The eight denominations of euro coins vary in size, weight, colour and thickness depending on their values. Unlike banknotes, which are the same in all euro-area countries, the coins have one common side and one country-specific side. Luc Luycx of the Royal Belgian Mint won a Europe-wide competition to design the common side of the coins.
The euro coin series comprises eight different denominations: 1, 2, 5, 10, 20 and 50 cent, €1 and €2. One euro is made up of 100 cents.
The euro coins have a common side and a national side. The national side indicates the issuing country.

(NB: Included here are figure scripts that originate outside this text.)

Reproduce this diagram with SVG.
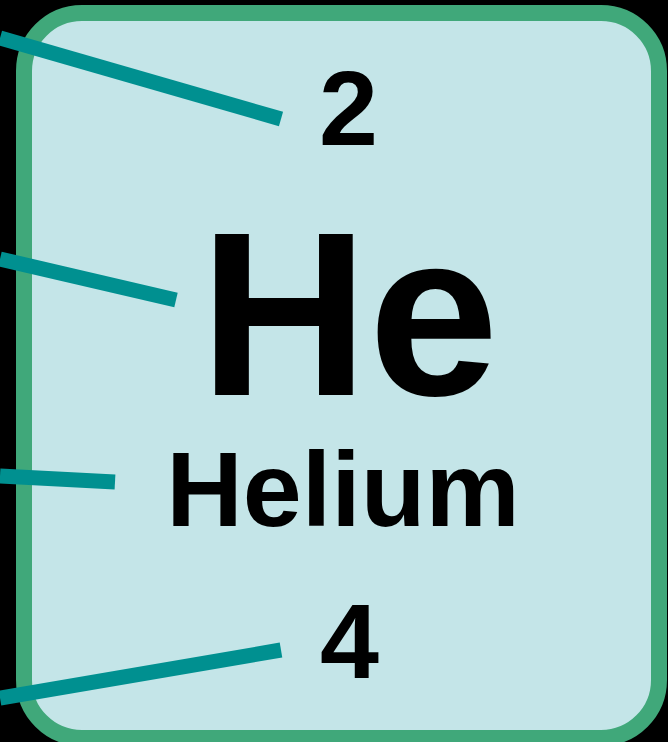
<svg xmlns="http://www.w3.org/2000/svg" width="668" height="742" viewBox="0 0 668 742">
<style>
.t{font-family:"Liberation Sans",Arial,sans-serif;font-weight:bold;fill:#000;text-anchor:middle}
.c{stroke:#009090;stroke-width:15;fill:none;stroke-linecap:butt}
</style>
<rect width="668" height="742" fill="#000"/>
<g id="tile">
<rect x="24" y="13" width="635" height="725" rx="58" ry="58" fill="#c4e5e8" stroke="#40a87a" stroke-width="16"/>
</g>
<g id="connectors">
<line class="c" x1="0" y1="38" x2="281" y2="119"/>
<line class="c" x1="0" y1="259" x2="176" y2="300"/>
<line class="c" x1="0" y1="476" x2="115" y2="482"/>
<line class="c" x1="0" y1="698" x2="281" y2="650"/>
</g>
<g id="atomic-number"><text class="t" x="348.5" y="145" font-size="106">2</text></g>
<g id="symbol"><text class="t" x="349" y="395" font-size="234">He</text></g>
<g id="name"><text class="t" x="343" y="526" font-size="106">Helium</text></g>
<g id="mass"><text class="t" x="349.5" y="678" font-size="106">4</text></g>
</svg>
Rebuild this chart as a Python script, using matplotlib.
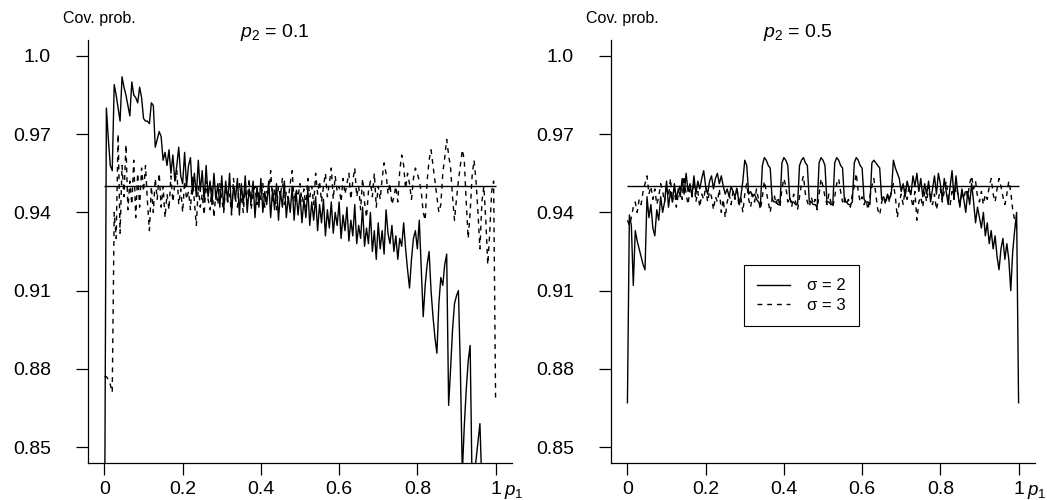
import numpy as np
import matplotlib
matplotlib.use("Agg")
import matplotlib.pyplot as plt

plt.rcParams['font.family'] = ['Liberation Sans', 'DejaVu Sans']
plt.rcParams['mathtext.fontset'] = 'custom'
plt.rcParams['mathtext.rm'] = 'Liberation Sans'
plt.rcParams['mathtext.it'] = 'Liberation Sans:italic'

# grid of p1 values (step 0.005)
p1 = np.round(np.arange(201) * 0.005, 3)

# coverage probability, p2 = 0.1
left_sig2 = [
    0.800, 0.980, 0.968, 0.958, 0.956, 0.989, 0.985, 0.980, 0.975, 0.992, 0.988, 0.985, 0.981, 0.977, 0.990, 0.985, 0.984, 0.982, 0.988, 0.984,
    0.976, 0.975, 0.975, 0.974, 0.982, 0.981, 0.965, 0.968, 0.971, 0.969, 0.960, 0.963, 0.958, 0.964, 0.955, 0.962, 0.952, 0.958, 0.965, 0.954,
    0.951, 0.963, 0.950, 0.958, 0.961, 0.947, 0.955, 0.946, 0.960, 0.948, 0.956, 0.944, 0.958, 0.946, 0.952, 0.943, 0.955, 0.945, 0.951, 0.942,
    0.954, 0.941, 0.952, 0.944, 0.955, 0.940, 0.950, 0.945, 0.953, 0.939, 0.951, 0.943, 0.954, 0.940, 0.949, 0.944, 0.952, 0.938, 0.950, 0.942,
    0.953, 0.940, 0.948, 0.943, 0.952, 0.938, 0.949, 0.941, 0.951, 0.937, 0.948, 0.942, 0.952, 0.938, 0.946, 0.940, 0.950, 0.937, 0.948, 0.939,
    0.947, 0.936, 0.945, 0.938, 0.949, 0.935, 0.944, 0.937, 0.946, 0.933, 0.943, 0.936, 0.945, 0.931, 0.941, 0.934, 0.944, 0.932, 0.940, 0.935,
    0.944, 0.930, 0.939, 0.933, 0.942, 0.929, 0.937, 0.931, 0.943, 0.928, 0.935, 0.930, 0.942, 0.927, 0.934, 0.928, 0.940, 0.925, 0.933, 0.922,
    0.936, 0.926, 0.933, 0.924, 0.941, 0.932, 0.928, 0.935, 0.925, 0.931, 0.922, 0.930, 0.927, 0.936, 0.926, 0.918, 0.911, 0.922, 0.930, 0.933,
    0.926, 0.937, 0.918, 0.900, 0.912, 0.920, 0.925, 0.910, 0.900, 0.892, 0.886, 0.905, 0.915, 0.912, 0.920, 0.924, 0.866, 0.880, 0.895, 0.905,
    0.908, 0.910, 0.880, 0.840, 0.858, 0.872, 0.883, 0.889, 0.835, 0.840, 0.845, 0.852, 0.859, 0.835, 0.820, 0.820, 0.820, 0.820, 0.820, 0.820,
    0.800,
]
left_sig3 = [
    0.877, 0.877, 0.876, 0.874, 0.871, 0.940, 0.930, 0.970, 0.932, 0.958, 0.946, 0.966, 0.941, 0.952, 0.943, 0.960, 0.938, 0.955, 0.942, 0.957,
    0.948, 0.958, 0.944, 0.933, 0.950, 0.940, 0.953, 0.945, 0.955, 0.942, 0.950, 0.938, 0.947, 0.941, 0.954, 0.944, 0.951, 0.956, 0.943, 0.949,
    0.940, 0.952, 0.945, 0.948, 0.941, 0.954, 0.944, 0.935, 0.950, 0.942, 0.947, 0.939, 0.952, 0.945, 0.941, 0.950, 0.938, 0.948, 0.943, 0.951,
    0.945, 0.940, 0.950, 0.944, 0.947, 0.939, 0.953, 0.945, 0.942, 0.951, 0.946, 0.940, 0.949, 0.944, 0.953, 0.941, 0.947, 0.950, 0.943, 0.948,
    0.945, 0.951, 0.942, 0.948, 0.946, 0.956, 0.944, 0.949, 0.941, 0.950, 0.946, 0.953, 0.943, 0.948, 0.945, 0.951, 0.956, 0.944, 0.949, 0.946,
    0.951, 0.944, 0.949, 0.942, 0.953, 0.946, 0.950, 0.943, 0.955, 0.947, 0.952, 0.944, 0.950, 0.955, 0.946, 0.951, 0.957, 0.945, 0.954, 0.948,
    0.950, 0.944, 0.953, 0.947, 0.951, 0.955, 0.945, 0.952, 0.957, 0.946, 0.950, 0.941, 0.953, 0.944, 0.938, 0.948, 0.952, 0.946, 0.955, 0.942,
    0.950, 0.945, 0.953, 0.959, 0.955, 0.947, 0.951, 0.943, 0.946, 0.950, 0.944, 0.956, 0.962, 0.958, 0.949, 0.955, 0.951, 0.945, 0.953, 0.957,
    0.955, 0.952, 0.948, 0.940, 0.937, 0.952, 0.960, 0.964, 0.958, 0.952, 0.946, 0.940, 0.943, 0.955, 0.961, 0.968, 0.962, 0.957, 0.946, 0.937,
    0.945, 0.952, 0.958, 0.964, 0.960, 0.944, 0.930, 0.940, 0.954, 0.960, 0.952, 0.940, 0.926, 0.944, 0.950, 0.937, 0.920, 0.932, 0.948, 0.952,
    0.869,
]

# coverage probability, p2 = 0.5
right_sig2 = [
    0.867, 0.939, 0.935, 0.912, 0.933, 0.929, 0.926, 0.923, 0.920, 0.918, 0.946, 0.938, 0.943, 0.934, 0.931, 0.941, 0.937, 0.946, 0.940, 0.944,
    0.952, 0.942, 0.948, 0.944, 0.951, 0.945, 0.949, 0.946, 0.953, 0.947, 0.955, 0.948, 0.951, 0.946, 0.954, 0.947, 0.952, 0.949, 0.953, 0.956,
    0.950, 0.947, 0.952, 0.954, 0.949, 0.953, 0.955, 0.951, 0.954, 0.950, 0.947, 0.949, 0.946, 0.950, 0.948, 0.946, 0.949, 0.944, 0.946, 0.952,
    0.960, 0.958, 0.947, 0.948, 0.946, 0.947, 0.945, 0.944, 0.943, 0.958, 0.961, 0.960, 0.958, 0.957, 0.945, 0.944, 0.944, 0.943, 0.943, 0.959,
    0.961, 0.960, 0.958, 0.945, 0.944, 0.944, 0.943, 0.943, 0.958, 0.960, 0.961, 0.959, 0.958, 0.944, 0.944, 0.943, 0.943, 0.942, 0.959, 0.961,
    0.960, 0.958, 0.944, 0.944, 0.943, 0.943, 0.959, 0.961, 0.960, 0.958, 0.957, 0.944, 0.944, 0.943, 0.943, 0.944, 0.959, 0.961, 0.960, 0.958,
    0.957, 0.945, 0.944, 0.944, 0.943, 0.959, 0.960, 0.959, 0.958, 0.957, 0.945, 0.946, 0.944, 0.947, 0.945, 0.948, 0.960, 0.957, 0.955, 0.953,
    0.948, 0.951, 0.946, 0.952, 0.949, 0.947, 0.954, 0.950, 0.955, 0.948, 0.953, 0.946, 0.951, 0.947, 0.952, 0.944, 0.949, 0.954, 0.947, 0.955,
    0.951, 0.945, 0.953, 0.948, 0.943, 0.950, 0.956, 0.945, 0.954, 0.947, 0.942, 0.949, 0.945, 0.940, 0.948, 0.943, 0.951, 0.944, 0.936, 0.942,
    0.938, 0.934, 0.940, 0.931, 0.936, 0.928, 0.933, 0.926, 0.931, 0.923, 0.918, 0.926, 0.930, 0.922, 0.928, 0.922, 0.910, 0.925, 0.933, 0.940,
    0.867,
]
right_sig3 = [
    0.937, 0.935, 0.938, 0.942, 0.944, 0.940, 0.945, 0.943, 0.948, 0.951, 0.954, 0.947, 0.950, 0.945, 0.949, 0.943, 0.946, 0.951, 0.948, 0.944,
    0.950, 0.946, 0.953, 0.944, 0.949, 0.942, 0.947, 0.951, 0.945, 0.954, 0.947, 0.943, 0.949, 0.946, 0.952, 0.944, 0.948, 0.942, 0.947, 0.945,
    0.950, 0.944, 0.948, 0.946, 0.941, 0.946, 0.944, 0.949, 0.940, 0.945, 0.938, 0.944, 0.947, 0.943, 0.948, 0.945, 0.950, 0.942, 0.946, 0.940,
    0.947, 0.951, 0.945, 0.942, 0.947, 0.944, 0.949, 0.945, 0.941, 0.946, 0.952, 0.948, 0.944, 0.940, 0.945, 0.947, 0.943, 0.946, 0.942, 0.949,
    0.953, 0.950, 0.944, 0.946, 0.942, 0.947, 0.944, 0.941, 0.946, 0.951, 0.954, 0.947, 0.944, 0.942, 0.946, 0.943, 0.945, 0.941, 0.947, 0.953,
    0.950, 0.946, 0.943, 0.947, 0.944, 0.942, 0.946, 0.951, 0.953, 0.948, 0.944, 0.946, 0.943, 0.945, 0.942, 0.947, 0.950, 0.955, 0.948, 0.944,
    0.946, 0.943, 0.945, 0.941, 0.946, 0.950, 0.953, 0.947, 0.941, 0.939, 0.944, 0.946, 0.943, 0.947, 0.944, 0.948, 0.951, 0.946, 0.938, 0.944,
    0.947, 0.943, 0.949, 0.945, 0.950, 0.946, 0.942, 0.948, 0.937, 0.944, 0.946, 0.942, 0.948, 0.944, 0.950, 0.946, 0.943, 0.947, 0.941, 0.945,
    0.949, 0.944, 0.948, 0.952, 0.946, 0.943, 0.948, 0.945, 0.950, 0.947, 0.943, 0.948, 0.945, 0.949, 0.946, 0.951, 0.954, 0.949, 0.952, 0.946,
    0.944, 0.948, 0.943, 0.947, 0.945, 0.950, 0.953, 0.947, 0.944, 0.949, 0.953, 0.950, 0.946, 0.943, 0.947, 0.952, 0.948, 0.941, 0.937, 0.934,
    0.934,
]

panels = [("$p_2$ = 0.1", left_sig2, left_sig3), ("$p_2$ = 0.5", right_sig2, right_sig3)]
nominal = 0.95
yticks = [0.85, 0.88, 0.91, 0.94, 0.97, 1.0]
ytick_labels = ["0.85", "0.88", "0.91", "0.94", "0.97", "1.0"]
xticks = [0, 0.2, 0.4, 0.6, 0.8, 1]
xtick_labels = ["0", "0.2", "0.4", "0.6", "0.8", "1"]

W, H = 1047, 500
fig = plt.figure(figsize=(W / 100, H / 100), dpi=100)
lefts = [88, 611]

for i, (title, s2, s3) in enumerate(panels):
    ax = fig.add_axes([lefts[i] / W, 37 / H, 424 / W, 423 / H])
    ax.plot(p1, s2, color="black", lw=1.0, label="σ = 2")
    ax.plot(p1, s3, color="black", lw=1.0, ls=(0, (3.5, 3.5)), label="σ = 3")
    ax.hlines(nominal, 0, 1, color="black", lw=1.0)
    ax.set_xlim(-0.042, 1.042)
    ax.set_ylim(0.8439, 1.0061)
    ax.set_yticks(yticks)
    ax.set_yticklabels(ytick_labels)
    ax.set_xticks(xticks)
    ax.set_xticklabels(xtick_labels)
    ax.tick_params(axis="y", length=8.6, width=0.9, pad=18, labelsize=14)
    ax.tick_params(axis="x", length=8.6, width=0.9, pad=4, labelsize=14)
    for side in ["top", "right"]:
        ax.spines[side].set_visible(False)
    for side in ["left", "bottom"]:
        ax.spines[side].set_linewidth(0.9)
    ax.text(-0.06, 1.04, "Cov. prob.", transform=ax.transAxes, fontsize=11.5,
            ha="left", va="baseline")
    ax.text(0.44, 1.008, title, transform=ax.transAxes, fontsize=14,
            ha="center", va="baseline")
    ax.text(0.982, -0.076, "$p_1$", transform=ax.transAxes, fontsize=13.5,
            ha="left", va="baseline")
    if i == 1:
        leg = ax.legend(loc="upper left", bbox_to_anchor=(0.313, 0.468), fontsize=12,
                        fancybox=False, framealpha=1, edgecolor="black",
                        handlelength=2.0, handletextpad=1.0, borderpad=0.8,
                        borderaxespad=0, labelspacing=0.25)
        leg.get_frame().set_linewidth(0.8)

fig.savefig("out.png", dpi=100)
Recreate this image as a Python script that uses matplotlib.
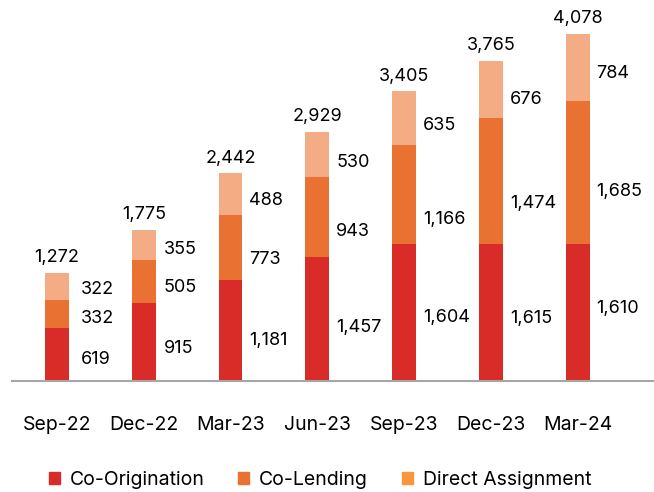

The common sides of the coins were designed by Mr Luc Luycx of the Royal Belgian Mint. The common sides of the euro coins show three different maps of Europe, with a background including the 12 stars of the European Union.
The design of the common sides of the 10, 20 and 50 cent and 1- and 2-euro coins has been modified during 2007 to reflect the enlargement of the EU in 2004. The new common designs are being introduced progressively as from 2007, and will become mandatory for all new coin production from 2008.
The national sides show country-specific designs, surrounded by the 12 stars of the European Union.
While the Eurosystem is responsible for issuing banknotes, the euro area countries are responsible for issuing coins. Monaco, San Marino and the Vatican City are also entitled to issue limited quantities of their own euro coins through agreements with the EU.